■ **TASK TO COMPLETE**:
Please print all of the material below, word for word.

■ **DATA SHOWN**:
※ ※ ※
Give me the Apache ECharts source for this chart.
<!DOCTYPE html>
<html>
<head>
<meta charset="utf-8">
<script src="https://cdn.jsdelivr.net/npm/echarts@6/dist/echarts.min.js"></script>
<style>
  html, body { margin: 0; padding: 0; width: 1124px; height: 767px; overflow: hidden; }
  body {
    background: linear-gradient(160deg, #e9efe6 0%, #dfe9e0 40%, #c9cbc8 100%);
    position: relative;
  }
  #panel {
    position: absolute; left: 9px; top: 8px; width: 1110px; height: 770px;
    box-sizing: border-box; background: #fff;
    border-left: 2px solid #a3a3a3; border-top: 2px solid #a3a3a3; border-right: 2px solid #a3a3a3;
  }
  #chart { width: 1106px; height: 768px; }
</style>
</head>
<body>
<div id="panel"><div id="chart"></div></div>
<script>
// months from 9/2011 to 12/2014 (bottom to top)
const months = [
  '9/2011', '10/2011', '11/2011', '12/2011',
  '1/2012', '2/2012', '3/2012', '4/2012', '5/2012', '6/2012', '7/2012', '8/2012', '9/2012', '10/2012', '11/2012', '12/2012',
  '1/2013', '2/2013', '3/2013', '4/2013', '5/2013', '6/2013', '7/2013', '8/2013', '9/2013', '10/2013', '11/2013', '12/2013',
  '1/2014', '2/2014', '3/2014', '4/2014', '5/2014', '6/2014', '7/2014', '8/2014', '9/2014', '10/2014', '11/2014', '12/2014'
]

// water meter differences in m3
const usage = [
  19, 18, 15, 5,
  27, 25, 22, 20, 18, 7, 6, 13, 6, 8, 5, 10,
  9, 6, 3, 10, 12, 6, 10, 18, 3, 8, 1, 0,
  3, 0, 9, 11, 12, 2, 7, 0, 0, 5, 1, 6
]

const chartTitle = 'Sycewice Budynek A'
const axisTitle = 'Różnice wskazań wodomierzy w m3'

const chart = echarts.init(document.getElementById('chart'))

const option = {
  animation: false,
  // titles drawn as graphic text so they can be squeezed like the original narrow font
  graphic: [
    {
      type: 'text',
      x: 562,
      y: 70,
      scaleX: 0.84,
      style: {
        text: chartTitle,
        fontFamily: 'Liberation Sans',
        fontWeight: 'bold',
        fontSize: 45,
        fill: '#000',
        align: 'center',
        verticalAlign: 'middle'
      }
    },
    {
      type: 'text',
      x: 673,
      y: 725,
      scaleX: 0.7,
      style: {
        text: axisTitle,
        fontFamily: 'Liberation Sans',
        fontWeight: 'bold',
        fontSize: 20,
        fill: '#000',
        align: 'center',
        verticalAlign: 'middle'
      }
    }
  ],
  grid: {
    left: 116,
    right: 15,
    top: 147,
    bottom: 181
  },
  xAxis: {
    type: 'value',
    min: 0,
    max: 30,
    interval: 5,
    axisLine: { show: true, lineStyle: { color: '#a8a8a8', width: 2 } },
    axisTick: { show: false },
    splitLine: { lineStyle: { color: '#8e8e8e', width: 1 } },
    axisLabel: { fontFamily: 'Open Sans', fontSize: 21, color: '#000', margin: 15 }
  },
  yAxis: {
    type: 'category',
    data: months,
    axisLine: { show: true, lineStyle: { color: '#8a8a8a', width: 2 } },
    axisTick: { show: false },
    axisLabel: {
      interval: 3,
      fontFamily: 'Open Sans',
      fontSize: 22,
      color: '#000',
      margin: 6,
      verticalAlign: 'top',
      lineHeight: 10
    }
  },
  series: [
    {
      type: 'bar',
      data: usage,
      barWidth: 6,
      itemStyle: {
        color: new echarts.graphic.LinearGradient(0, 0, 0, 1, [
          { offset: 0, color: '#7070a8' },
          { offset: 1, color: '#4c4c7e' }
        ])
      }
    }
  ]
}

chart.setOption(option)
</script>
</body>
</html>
※ ※ ※
■ **OUTPUT FOR THIS EXERCISE**:
Give me the Apache ECharts source for this chart.
<!DOCTYPE html>
<html>
<head>
<meta charset="utf-8">
<script src="https://cdn.jsdelivr.net/npm/echarts@6/dist/echarts.min.js"></script>
<style>
  html, body { margin: 0; padding: 0; width: 1124px; height: 767px; overflow: hidden; }
  body {
    background: linear-gradient(160deg, #e9efe6 0%, #dfe9e0 40%, #c9cbc8 100%);
    position: relative;
  }
  #panel {
    position: absolute; left: 9px; top: 8px; width: 1110px; height: 770px;
    box-sizing: border-box; background: #fff;
    border-left: 2px solid #a3a3a3; border-top: 2px solid #a3a3a3; border-right: 2px solid #a3a3a3;
  }
  #chart { width: 1106px; height: 768px; }
</style>
</head>
<body>
<div id="panel"><div id="chart"></div></div>
<script>
// months from 9/2011 to 12/2014 (bottom to top)
const months = [
  '9/2011', '10/2011', '11/2011', '12/2011',
  '1/2012', '2/2012', '3/2012', '4/2012', '5/2012', '6/2012', '7/2012', '8/2012', '9/2012', '10/2012', '11/2012', '12/2012',
  '1/2013', '2/2013', '3/2013', '4/2013', '5/2013', '6/2013', '7/2013', '8/2013', '9/2013', '10/2013', '11/2013', '12/2013',
  '1/2014', '2/2014', '3/2014', '4/2014', '5/2014', '6/2014', '7/2014', '8/2014', '9/2014', '10/2014', '11/2014', '12/2014'
]

// water meter differences in m3
const usage = [
  19, 18, 15, 5,
  27, 25, 22, 20, 18, 7, 6, 13, 6, 8, 5, 10,
  9, 6, 3, 10, 12, 6, 10, 18, 3, 8, 1, 0,
  3, 0, 9, 11, 12, 2, 7, 0, 0, 5, 1, 6
]

const chartTitle = 'Sycewice Budynek A'
const axisTitle = 'Różnice wskazań wodomierzy w m3'

const chart = echarts.init(document.getElementById('chart'))

const option = {
  animation: false,
  // titles drawn as graphic text so they can be squeezed like the original narrow font
  graphic: [
    {
      type: 'text',
      x: 562,
      y: 70,
      scaleX: 0.84,
      style: {
        text: chartTitle,
        fontFamily: 'Liberation Sans',
        fontWeight: 'bold',
        fontSize: 45,
        fill: '#000',
        align: 'center',
        verticalAlign: 'middle'
      }
    },
    {
      type: 'text',
      x: 673,
      y: 725,
      scaleX: 0.7,
      style: {
        text: axisTitle,
        fontFamily: 'Liberation Sans',
        fontWeight: 'bold',
        fontSize: 20,
        fill: '#000',
        align: 'center',
        verticalAlign: 'middle'
      }
    }
  ],
  grid: {
    left: 116,
    right: 15,
    top: 147,
    bottom: 181
  },
  xAxis: {
    type: 'value',
    min: 0,
    max: 30,
    interval: 5,
    axisLine: { show: true, lineStyle: { color: '#a8a8a8', width: 2 } },
    axisTick: { show: false },
    splitLine: { lineStyle: { color: '#8e8e8e', width: 1 } },
    axisLabel: { fontFamily: 'Open Sans', fontSize: 21, color: '#000', margin: 15 }
  },
  yAxis: {
    type: 'category',
    data: months,
    axisLine: { show: true, lineStyle: { color: '#8a8a8a', width: 2 } },
    axisTick: { show: false },
    axisLabel: {
      interval: 3,
      fontFamily: 'Open Sans',
      fontSize: 22,
      color: '#000',
      margin: 6,
      verticalAlign: 'top',
      lineHeight: 10
    }
  },
  series: [
    {
      type: 'bar',
      data: usage,
      barWidth: 6,
      itemStyle: {
        color: new echarts.graphic.LinearGradient(0, 0, 0, 1, [
          { offset: 0, color: '#7070a8' },
          { offset: 1, color: '#4c4c7e' }
        ])
      }
    }
  ]
}

chart.setOption(option)
</script>
</body>
</html>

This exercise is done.